◆ Your task
Reproduce every record below exactly as written, but leave out any pictures.

◆ Given information
....

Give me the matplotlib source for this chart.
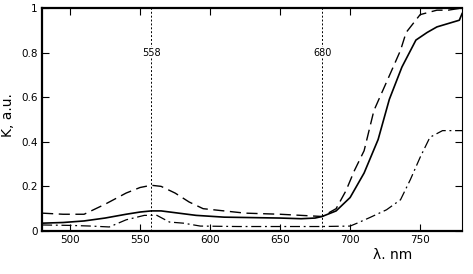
from matplotlib import pyplot as plt

## DATA
# Solid curve
solid_x = [480, 495, 510, 525, 540, 550, 558, 565, 575, 590, 610, 630, 650, 665, 675, 680, 690,
           700, 710, 720, 728, 737, 747, 755, 762, 770, 778, 780]
solid_y = [0.035, 0.038, 0.045, 0.058, 0.075, 0.085, 0.09, 0.09, 0.082, 0.07, 0.062, 0.06, 0.058,
           0.055, 0.058, 0.065, 0.09, 0.15, 0.26, 0.41, 0.59, 0.735, 0.856, 0.89, 0.915, 0.93, 0.945, 0.975]

# Dashed curve
dash_x = [480, 495, 510, 525, 540, 550, 558, 565, 575, 585, 595, 610, 625, 650, 665, 680, 690,
          697, 703, 710, 717, 729, 736, 740, 750, 762, 770, 780]
dash_y = [0.08, 0.075, 0.075, 0.12, 0.17, 0.195, 0.205, 0.2, 0.17, 0.13, 0.1, 0.09, 0.08, 0.075,
          0.07, 0.065, 0.1, 0.18, 0.27, 0.36, 0.54, 0.71, 0.81, 0.89, 0.97, 0.99, 0.99, 1.0]

# Dash-dot curve
dd_x = [480, 500, 515, 528, 540, 553, 562, 571, 581, 593, 620, 650, 680, 700, 705, 714, 726,
        736, 743, 750, 757, 766, 780]
dd_y = [0.027, 0.025, 0.022, 0.018, 0.05, 0.07, 0.07, 0.04, 0.035, 0.022, 0.02, 0.02, 0.02, 0.022,
        0.035, 0.06, 0.095, 0.14, 0.23, 0.33, 0.42, 0.45, 0.45]

# Marker lines
peaks = [558, 680]

x_ticks = [500, 550, 600, 650, 700, 750]
y_ticks = [0, 0.2, 0.4, 0.6, 0.8, 1]
y_tick_labels = ["0", "0.2", "0.4", "0.6", "0.8", "1"]


def main():
    plt.rcParams['font.family'] = ['Liberation Sans Narrow', 'DejaVu Sans']

    fig = plt.figure(figsize=(4.73, 2.74), dpi=100)
    ax = fig.add_axes([0.089, 0.157, 0.888, 0.814])

    ax.plot(solid_x, solid_y, '-', color='k', linewidth=1.2)
    ax.plot(dash_x, dash_y, color='k', linewidth=1.0, dashes=(8, 4))
    ax.plot(dd_x, dd_y, color='k', linewidth=0.9, dashes=(8, 3, 1.5, 3))

    for p in peaks:
        ax.axvline(p, color='k', linestyle=(0, (2, 2)), linewidth=0.7)
        ax.text(p, 0.8, str(p), ha='center', va='center', fontsize=7,
                bbox=dict(facecolor='white', edgecolor='none', pad=0.5))

    ax.set_xlim(480, 780)
    ax.set_ylim(0, 1)
    ax.set_xticks(x_ticks)
    ax.set_yticks(y_ticks)
    ax.set_yticklabels(y_tick_labels)
    ax.tick_params(direction='in', length=5, width=0.8, top=True, right=True,
                   labelsize=7.5, pad=3)

    for side in ['left', 'bottom', 'top']:
        ax.spines[side].set_linewidth(1.6)
    ax.spines['right'].set_linewidth(0.8)

    ax.set_ylabel("K, a.u.", fontsize=10, family='DejaVu Sans')
    ax.yaxis.set_label_coords(-0.065, 0.52)
    fig.text(0.83, 0.07, "λ. nm", fontsize=10, family='DejaVu Sans', ha='center', va='center')

    fig.savefig("out.png", dpi=100)


if __name__ == "__main__":
    main()
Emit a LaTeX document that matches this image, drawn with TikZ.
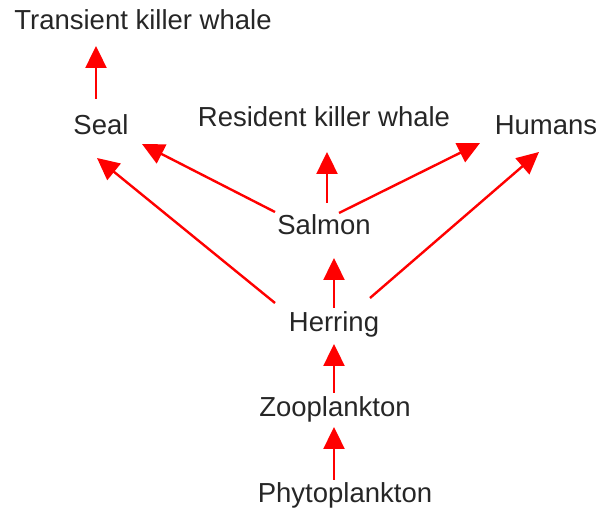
\documentclass[tikz,border=0pt]{standalone}
\usepackage{fontspec}
\setmainfont{Liberation Sans}
\usetikzlibrary{arrows.meta}
\begin{document}
\begin{tikzpicture}[x=1pt,y=-1pt,
  lbl/.style={anchor=base,inner sep=0pt,text=black!85,font=\fontsize{27.5}{33}\selectfont},
  arr/.style={draw=red,line width=2.4pt,-{Triangle[length=22pt,width=21pt]}}]
\useasboundingbox (0,0) rectangle (600,510);
\node[lbl] (trans) at (143,30) {Transient killer whale};
\node[lbl] (seal) at (101,135) {Seal};
\node[lbl] (res) at (324,127) {Resident killer whale};
\node[lbl] (hum) at (546,135) {Humans};
\node[lbl] (salmon) at (324,235) {Salmon};
\node[lbl] (herring) at (334,332) {Herring};
\node[lbl] (zoo) at (335,417) {Zooplankton};
\node[lbl] (phyto) at (345,503) {Phytoplankton};
\draw[arr] ([shift={(-5,-36)}]seal.base) -- ([shift={(-47,16)}]trans.base);
\draw[arr] ([shift={(-49,-23)}]salmon.base) -- ([shift={(41,9)}]seal.base);
\draw[arr] ([shift={(-59,-29)}]herring.base) -- ([shift={(-4,23)}]seal.base);
\draw[arr] ([shift={(3,-32)}]salmon.base) -- ([shift={(3,25)}]res.base);
\draw[arr] ([shift={(15,-22)}]salmon.base) -- ([shift={(-66,8)}]hum.base);
\draw[arr] ([shift={(36,-34)}]herring.base) -- ([shift={(-7,17)}]hum.base);
\draw[arr] ([shift={(0,-24)}]herring.base) -- ([shift={(10,23)}]salmon.base);
\draw[arr] ([shift={(-1,-24)}]zoo.base) -- ([shift={(0,12)}]herring.base);
\draw[arr] ([shift={(-11,-23)}]phyto.base) -- ([shift={(-1,10)}]zoo.base);
\end{tikzpicture}
\end{document}
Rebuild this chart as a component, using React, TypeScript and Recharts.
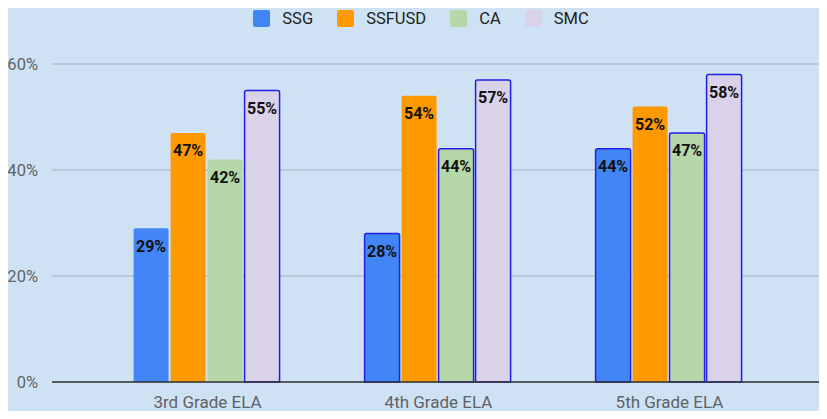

....

◆ Exercise output
Give me the matplotlib source for this chart.
from matplotlib import pyplot as plt

## DATA
# Solid curve
solid_x = [480, 495, 510, 525, 540, 550, 558, 565, 575, 590, 610, 630, 650, 665, 675, 680, 690,
           700, 710, 720, 728, 737, 747, 755, 762, 770, 778, 780]
solid_y = [0.035, 0.038, 0.045, 0.058, 0.075, 0.085, 0.09, 0.09, 0.082, 0.07, 0.062, 0.06, 0.058,
           0.055, 0.058, 0.065, 0.09, 0.15, 0.26, 0.41, 0.59, 0.735, 0.856, 0.89, 0.915, 0.93, 0.945, 0.975]

# Dashed curve
dash_x = [480, 495, 510, 525, 540, 550, 558, 565, 575, 585, 595, 610, 625, 650, 665, 680, 690,
          697, 703, 710, 717, 729, 736, 740, 750, 762, 770, 780]
dash_y = [0.08, 0.075, 0.075, 0.12, 0.17, 0.195, 0.205, 0.2, 0.17, 0.13, 0.1, 0.09, 0.08, 0.075,
          0.07, 0.065, 0.1, 0.18, 0.27, 0.36, 0.54, 0.71, 0.81, 0.89, 0.97, 0.99, 0.99, 1.0]

# Dash-dot curve
dd_x = [480, 500, 515, 528, 540, 553, 562, 571, 581, 593, 620, 650, 680, 700, 705, 714, 726,
        736, 743, 750, 757, 766, 780]
dd_y = [0.027, 0.025, 0.022, 0.018, 0.05, 0.07, 0.07, 0.04, 0.035, 0.022, 0.02, 0.02, 0.02, 0.022,
        0.035, 0.06, 0.095, 0.14, 0.23, 0.33, 0.42, 0.45, 0.45]

# Marker lines
peaks = [558, 680]

x_ticks = [500, 550, 600, 650, 700, 750]
y_ticks = [0, 0.2, 0.4, 0.6, 0.8, 1]
y_tick_labels = ["0", "0.2", "0.4", "0.6", "0.8", "1"]


def main():
    plt.rcParams['font.family'] = ['Liberation Sans Narrow', 'DejaVu Sans']

    fig = plt.figure(figsize=(4.73, 2.74), dpi=100)
    ax = fig.add_axes([0.089, 0.157, 0.888, 0.814])

    ax.plot(solid_x, solid_y, '-', color='k', linewidth=1.2)
    ax.plot(dash_x, dash_y, color='k', linewidth=1.0, dashes=(8, 4))
    ax.plot(dd_x, dd_y, color='k', linewidth=0.9, dashes=(8, 3, 1.5, 3))

    for p in peaks:
        ax.axvline(p, color='k', linestyle=(0, (2, 2)), linewidth=0.7)
        ax.text(p, 0.8, str(p), ha='center', va='center', fontsize=7,
                bbox=dict(facecolor='white', edgecolor='none', pad=0.5))

    ax.set_xlim(480, 780)
    ax.set_ylim(0, 1)
    ax.set_xticks(x_ticks)
    ax.set_yticks(y_ticks)
    ax.set_yticklabels(y_tick_labels)
    ax.tick_params(direction='in', length=5, width=0.8, top=True, right=True,
                   labelsize=7.5, pad=3)

    for side in ['left', 'bottom', 'top']:
        ax.spines[side].set_linewidth(1.6)
    ax.spines['right'].set_linewidth(0.8)

    ax.set_ylabel("K, a.u.", fontsize=10, family='DejaVu Sans')
    ax.yaxis.set_label_coords(-0.065, 0.52)
    fig.text(0.83, 0.07, "λ. nm", fontsize=10, family='DejaVu Sans', ha='center', va='center')

    fig.savefig("out.png", dpi=100)


if __name__ == "__main__":
    main()
Emit a LaTeX document that matches this image, drawn with TikZ.
\documentclass[tikz,border=0pt]{standalone}
\usepackage{fontspec}
\setmainfont{Liberation Sans}
\usetikzlibrary{arrows.meta}
\begin{document}
\begin{tikzpicture}[x=1pt,y=-1pt,
  lbl/.style={anchor=base,inner sep=0pt,text=black!85,font=\fontsize{27.5}{33}\selectfont},
  arr/.style={draw=red,line width=2.4pt,-{Triangle[length=22pt,width=21pt]}}]
\useasboundingbox (0,0) rectangle (600,510);
\node[lbl] (trans) at (143,30) {Transient killer whale};
\node[lbl] (seal) at (101,135) {Seal};
\node[lbl] (res) at (324,127) {Resident killer whale};
\node[lbl] (hum) at (546,135) {Humans};
\node[lbl] (salmon) at (324,235) {Salmon};
\node[lbl] (herring) at (334,332) {Herring};
\node[lbl] (zoo) at (335,417) {Zooplankton};
\node[lbl] (phyto) at (345,503) {Phytoplankton};
\draw[arr] ([shift={(-5,-36)}]seal.base) -- ([shift={(-47,16)}]trans.base);
\draw[arr] ([shift={(-49,-23)}]salmon.base) -- ([shift={(41,9)}]seal.base);
\draw[arr] ([shift={(-59,-29)}]herring.base) -- ([shift={(-4,23)}]seal.base);
\draw[arr] ([shift={(3,-32)}]salmon.base) -- ([shift={(3,25)}]res.base);
\draw[arr] ([shift={(15,-22)}]salmon.base) -- ([shift={(-66,8)}]hum.base);
\draw[arr] ([shift={(36,-34)}]herring.base) -- ([shift={(-7,17)}]hum.base);
\draw[arr] ([shift={(0,-24)}]herring.base) -- ([shift={(10,23)}]salmon.base);
\draw[arr] ([shift={(-1,-24)}]zoo.base) -- ([shift={(0,12)}]herring.base);
\draw[arr] ([shift={(-11,-23)}]phyto.base) -- ([shift={(-1,10)}]zoo.base);
\end{tikzpicture}
\end{document}
Rebuild this chart as a component, using React, TypeScript and Recharts.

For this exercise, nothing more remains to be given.